After backlash, Trump says his Doral resort won’t host G-7 summit

After backlash, Trump says his Doral resort won’t host G-7 summit

After days of relentless criticism, President Donald Trump abruptly reversed course late Saturday when he announced he would scrap plans to hold next year’s G-7 gathering of world leaders at one of his family’s resorts.

Trump made the change after members of Congress and government ethics experts accused him of violating the Constitution by holding the summit at his financially struggling Trump National Doral Miami resort.

"Based on both Media & Democrat Crazed and Irrational Hostility, we will no longer consider Trump National Doral, Miami, as the Host Site for the G-7 in 2020," Trump tweeted just 30 minutes after he defended the decision on Twitter.

It was a rare about-face for Trump on his businesses. He has spent nearly three years in office insisting he is allowed to visit and promote his properties around the globe. But his decision to hold the G-7 at Doral brought him criticism from even pundits on Fox News, his favorite television network and a growing number of his own party — the same lawmakers he needs to help him fight impeachment.

"I’m not happy with it," Rep. Adam Kinzinger (R-Ill.) told CNN. "I don’t know if it’s a direct violation, but I don’t understand why at this moment they had to do that. I mean do it in D.C., do it in Miami at a different resort. Whatever it is."

The House had planned to vote on a resolution to condemn Trump for holding the G-7 at the Doral resort and "rejecting his practice of accepting foreign government emoluments without obtaining Congress’ affirmative consent."

And several Democrats had introduced a bill to stop Trump by prohibiting funding for the summit and requiring him to submit to Congress documents about the decision to host the summit at Doral.

“After demanding answers from the White House about the President’s decision to hold the G-7 at his Doral resort, I’m glad he’s reversed course,” tweeted Sen. Gary Peters (D-Mich.), who introduced a bill barring taxpayer dollars from going to properties owned by the president. “But it never should have come to this. No taxpayer $ should line the President’s pockets.”
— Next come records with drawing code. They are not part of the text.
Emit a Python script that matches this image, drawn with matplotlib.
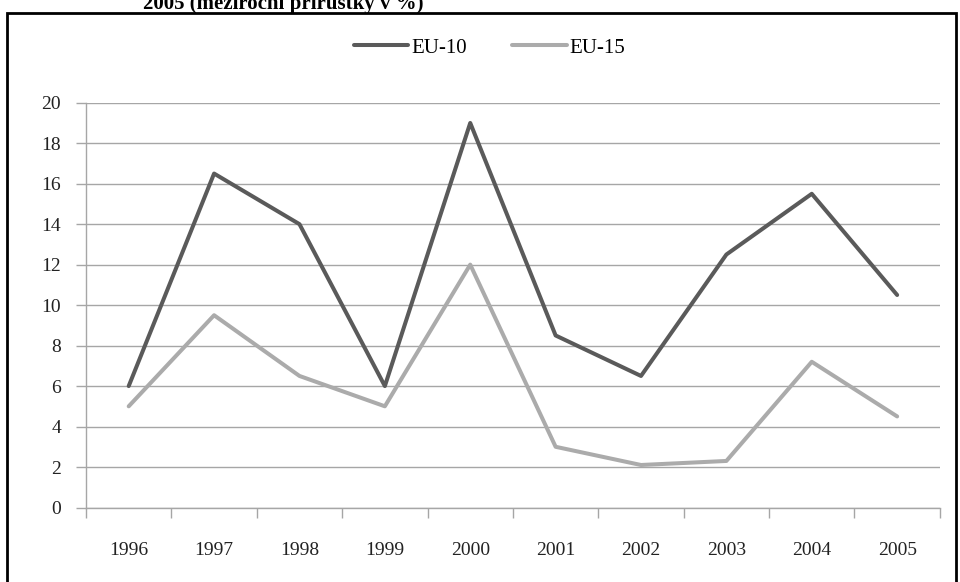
import matplotlib
matplotlib.use("Agg")
import matplotlib.pyplot as plt
from matplotlib.patches import Rectangle
import numpy as np

# Data (meziroční přírůstky v %)
years = ["1996", "1997", "1998", "1999", "2000", "2001", "2002", "2003", "2004", "2005"]
eu10 = [6.0, 16.5, 14.0, 6.0, 19.0, 8.5, 6.5, 12.5, 15.5, 10.5]
eu15 = [5.0, 9.5, 6.5, 5.0, 12.0, 3.0, 2.1, 2.3, 7.2, 4.5]

title_text = "2005 (meziroční přírůstky v %)"

serif = "Liberation Serif"
grid_col = "#a6a6a6"

fig = plt.figure(figsize=(9.6, 5.82), dpi=100)
ax = fig.add_axes([0.0896, 0.128, 0.979 - 0.0896, 0.8235 - 0.128])

x = np.arange(len(years))
ax.plot(x, eu10, color="#5a5a5a", lw=2.9, solid_capstyle="round", label="EU-10")
ax.plot(x, eu15, color="#ababab", lw=2.9, solid_capstyle="round", label="EU-15")

ax.set_xlim(-0.5, len(years) - 0.5)
ax.set_ylim(0, 20)
ax.set_yticks(range(0, 21, 2))

# labels at category centres, tick marks at category boundaries
ax.set_xticks(x)
ax.set_xticklabels(years)
ax.set_xticks(np.arange(-0.5, len(years), 1.0), minor=True)
ax.tick_params(axis="x", which="major", length=0, pad=25)
ax.tick_params(axis="x", which="minor", length=7, color=grid_col, width=1, direction="out")
ax.tick_params(axis="y", length=7, color=grid_col, width=1, direction="out", pad=11)

for lab in ax.get_xticklabels() + ax.get_yticklabels():
    lab.set_fontfamily(serif)
    lab.set_fontsize(14)
    lab.set_color("#222222")

ax.grid(axis="y", color=grid_col, lw=1)
ax.set_axisbelow(True)
for side in ["top", "right"]:
    ax.spines[side].set_visible(False)
for side in ["left", "bottom"]:
    ax.spines[side].set_color(grid_col)
    ax.spines[side].set_linewidth(1)

leg = fig.legend(loc="center", bbox_to_anchor=(0.51, 1 - 48 / 582), ncol=2,
                 frameon=False, prop={"family": serif, "size": 15},
                 handlelength=2.6, handletextpad=0.15, columnspacing=2.2)

# frame around the chart (bottom edge cut off by image)
fig.patches.append(Rectangle((7 / 960, -0.1), 949 / 960, 1.1 - 13 / 582,
                             transform=fig.transFigure, fill=False,
                             edgecolor="black", lw=2))

# title, cut off at the top of the picture as in the original scan
fig.text(143 / 960, 1 - 9 / 582, title_text, ha="left", va="baseline",
         fontfamily=serif, fontweight="bold", fontsize=15)

fig.savefig("out.png", dpi=100)
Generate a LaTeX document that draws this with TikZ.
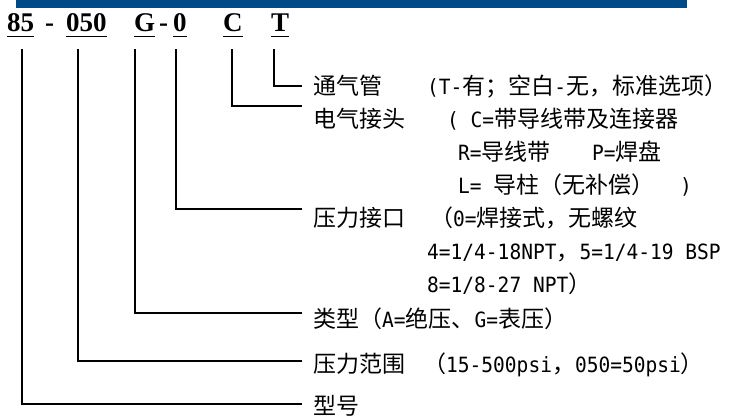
\documentclass[tikz,border=0pt]{standalone}
\usepackage{fontspec}
\setmainfont{Liberation Serif}
\newfontfamily\cjkf{Noto Sans CJK SC}
\newfontfamily\monof[FakeStretch=0.93]{DejaVu Sans Mono}
\newcommand{\m}[1]{{\monof\fontsize{21pt}{22pt}\selectfont #1}}
\definecolor{barblue}{HTML}{004B87}
\begin{document}
\begin{tikzpicture}[x=1pt,y=-1pt,
  code/.style={anchor=base west, inner sep=0pt, font=\fontsize{27pt}{27pt}\selectfont\bfseries},
  lbl/.style={anchor=base west, inner sep=0pt, font=\cjkf\fontsize{23pt}{24pt}\selectfont},
  conn/.style={line width=1.2pt},
  uline/.style={line width=1.5pt}]
\useasboundingbox (0,0) rectangle (730,415);
\fill[barblue] (16,0) rectangle (687,7.5);
% code
\node[code] (c85) at (7,31.5) {85};
\node[code] (d1) at (45,31.5) {-};
\node[code] (c050) at (66,31.5) {050};
\node[code] (cG) at (134,31.5) {G};
\node[code] (d2) at (159,31.5) {-};
\node[code] (c0) at (173,31.5) {0};
\node[code] (cC) at (223,31.5) {C};
\node[code] (cT) at (271,31.5) {T};
\foreach \n in {c85,c050,cG,c0,cC,cT}
  \draw[uline] ([yshift=-5pt]\n.base west) -- ([yshift=-5pt]\n.base east);
% connector start / end points
\coordinate (s85) at (22,49);
\coordinate (s050) at (78,49);
\coordinate (sG) at (135,49);
\coordinate (s0) at (176,49);
\coordinate (sC) at (232,49);
\coordinate (sT) at (274,49);
\coordinate (eT) at (302,86);
\coordinate (eC) at (302,106);
\coordinate (e0) at (302,209);
\coordinate (eG) at (302,313);
\coordinate (e050) at (302,361);
\coordinate (e85) at (302,404);
\draw[conn] (sT) |- (eT);
\draw[conn] (sC) |- (eC);
\draw[conn] (s0) |- (e0);
\draw[conn] (sG) |- (eG);
\draw[conn] (s050) |- (e050);
\draw[conn] (s85) |- (e85);
% labels
\node[lbl] (l1a) at (313,94) {通气管};
\node[lbl] (l1b) at (427,94) {\m{(T-}有；空白\m{-}无，标准选项）};
\node[lbl] (l2a) at (313,127) {电气接头};
\node[lbl] (l2b) at (447,127) {\m{(\ C=}带导线带及连接器};
\node[lbl] (l3a) at (458,160) {\m{R=}导线带};
\node[lbl] (l3b) at (592,160) {\m{P=}焊盘};
\node[lbl] (l4a) at (458,193) {\m{L=\ }导柱（无补偿）};
\node[lbl] (l4b) at (680,193) {\m{)}};
\node[lbl] (l5a) at (313,226) {压力接口};
\node[lbl] (l5b) at (430,226) {（\m{0=}焊接式，无螺纹};
\node[lbl] (l6) at (427,259) {\m{4=1/4-18NPT}，\m{5=1/4-19\ BSP}};
\node[lbl] (l7) at (427,292) {\m{8=1/8-27\ NPT}）};
\node[lbl] (l8) at (313,327) {类型（\m{A=}绝压、\m{G=}表压）};
\node[lbl] (l9a) at (313,372) {压力范围};
\node[lbl] (l9b) at (423,372) {（\m{15-500psi}，\m{050=50psi}）};
\node[lbl] (l10) at (313,414) {型号};
\end{tikzpicture}
\end{document}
Last month, House Speaker Nancy Pelosi opened an impeachment inquiry that includes examining whether Trump is illegally making money off his presidency. The Oversight and Judiciary committees have demanded the administration and Trump’s company provide details about the president suggesting the summit be held at one of his resorts.

Trump has faced criticism outside the GOP for not fully separating himself from his eponymous company after he was sworn into office. The president still owns his business but has placed his holdings in a trust designed to hold assets for his benefit. He can receive money from the trust at any time without the public’s knowledge.

The emoluments clause of the Constitution forbids a president from profiting from foreign governments or receiving any money from the U.S. government except his or her annual salary.

Trump has repeatedly denied that he is using the presidency to promote his resorts. “I have a lot of hotels all over the place, and people, they use them because they’re the best,” he told reporters last month.

“President Trump’s decision to award the G-7 Conference to his own property was outrageous, corrupt and a constitutional violation. It was stunningly corrupt even for a stunningly corrupt administration," said Noah Bookbinder, executive director of Citizens for Responsibility and Ethics in Washington, a watchdog group. "His reversal of that decision is a bow to reality, but does not change how astonishing it was that a president ever thought this was appropriate, or that it was something he could get away with."

The summit has been planned to take place next June 10-12, in the middle of his 2020 reelection campaign, just as Democrats pick a nominee to run against him. Trump said the search for another location will begin “immediately” and could include Camp David.

Acting White House chief of staff Mick Mulvaney announced Trump's decision to hold the summit at Doral last Thursday in a news conference without providing details on which other sites were considered or how much it would put in the president's pocket. He even dismissed Camp David as a suitable location.

Mulvaney said it was Trump himself who suggested to his staff that they consider holding the summit at Doral when they began considering sites. He said Trump would put on the event at cost and would not personally profit.

Trump previously mentioned Doral as a potential location for the annual summit during the most recent G-7 meeting in August, when foreign leaders convened in Biarritz, France. Democratic lawmakers on the House Judiciary Committee urged Trump days later against choosing the Doral resort as the G-7 host site, warning that it would represent a potential violation of both the foreign and domestic emoluments clauses in the Constitution.

Trump already faces lawsuits alleging he violated the Constitution by accepting payments from foreign officials at his resorts and hotels. His company donated nearly $200,000 to the U.S. Treasury in February that it said came from profits from foreign governments, but watchdog groups say the amount should be higher.

Trump frequently visits his properties — primarily in Florida, New Jersey and Virginia — and has traveled to them more than 300 times since he was sworn into office, according to a compilation of information released by the White House.

Revenue increased at many of the resorts Trump visited in 2018, according to Trump’s most recent personal financial disclosure forms. But Doral's net operating income fell by 69 percent over the past two years. That comes even as Trump’s overall income dipped slightly from $450 million in 2017 to $434 million in 2018.